Judah Maccabee Film Writer Compares Mel Gibson to Hitler

February 10, 2012 3:08 pm 2 comments

Actor Mel Gibson. Photo: wiki commons.

The screenplay writer of Judah Maccabee, the forthcoming film being directed by Mel Gibson about the biblical Jewish war hero, has changed his stance on Gibson’s alleged antisemitism.

Before the actor’s 2006 drunken tirade in which he claimed “Jews are responsible for all the wars in the world”, Joe Eszterhas, the man in charge of writing the Judah Maccabee script said Gibson “worked very hard as a director to absolve himself of those charges and to strip his film of the antisemitism that suffused Emmerich’s book.”

(The film he was referring to is The Passion of the Christ while  Emmerich refers to the 18th century nun Catherine Emmerich who wrote The Dolorous Passion of Our Lord Jesus Christ, a widely viewed antisemetic piece in which The Passion was reported to have been based off in large part).

Citing Mel Gibson’s Jewish publicist, Alan Neirob, who also happened to be Eszterhas’s publicist, the writer surmized that a “strong Jew like Alan” would never work with an antisemite, and thus Gibson could not be labeled as such.

“I knew Alan well and respected and admired him and felt sure he wouldn’t work so hard for a man who was either anti- Semitic himself or had created something that would fuel the flames of antisemitism worldwide. In other words, nothing could convince me that a proud and strong Jew like Alan would put his energy and talent to work on behalf of something that would make people hate,” Eszterhas said.

These statements all came before Gibson’s now infamous rant during a 2006 arrest for driving under the influence of alcohol, in which he said “f*cking Jews…the Jews are responsible for all the wars in the world.”

Now, Eszterhas seems to have changed his mind.

“So that was it. Ball game. Open and shut. No doubt now. Mel was a raving antisemite. The man who had composed his prayer of a movie about Christ shared the mind-set of Adolf Hitler,” Esterhas wrote in his 2008 memoir Crossbearer.

And in a 2012 interview with Andrew Goldman of The New York Times Magazine, he seemed to have changed yet again, saying he’s merely “concerned” about Gibson’s anti-Semitic DUI incident.
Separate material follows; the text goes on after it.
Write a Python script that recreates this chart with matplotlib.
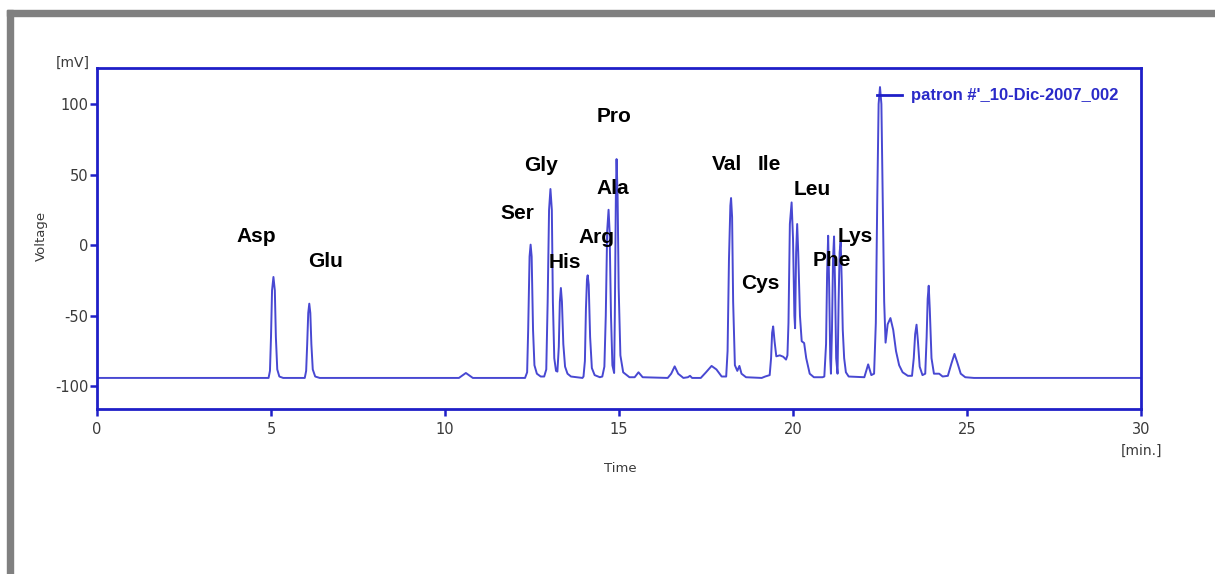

In an interview with Jeffrey Goldberg of The Atlantic in Septemeber, 2011, Gibson addressed the perception that he is antisemetic.

“I was loaded, and some stupid shit can come out of your mouth when you’re loaded,” he said.

“That day they [Israel] were marching into Lebanon. It was one of those things. It was on the news,” he continued.

Eszterhas is no stranger to the hatred of Jews.  His father was a Nazi living in Europe during World War II.

“I decided then—in 1989—that my father was a true-believing, heartfelt antisemite, one of those sick Christian freaks who still blamed the Jews for crucifying Christ.,” he wrote.

‘Did those who read his words abuse and exterminate the Jews they found in their Hungarian neighborhoods? Did my father’s words cause the injury or death of human beings? Because if they did, then my father was as guilty of murder as those who actually pulled the trigger or slit the throat,” he wrote.

Likening his father’s views of the Jewish people to those depicted in The Passion, Eszterhas was clear.

“I still maintained that The Passion of the Christ was a prayer and not anti-Semitic filth, but then I was stubborn and I had certainly been wrong about a great many things in my life.”

2 Comments

  • One correction: Judah Maccabee is not a biblical Jewish hero. His heroism took place during the time of the Second Temple, after the close of the events of the Tanach. The Book of Maccabees is part of the Apocrypha, books that were excluded from the Bible by the Jewish sages.

    • Actually, it is part of the Catholic and Orthodox Bible.
      It is as you stated part of the Apocrypha in Judaism and amongst Protestants.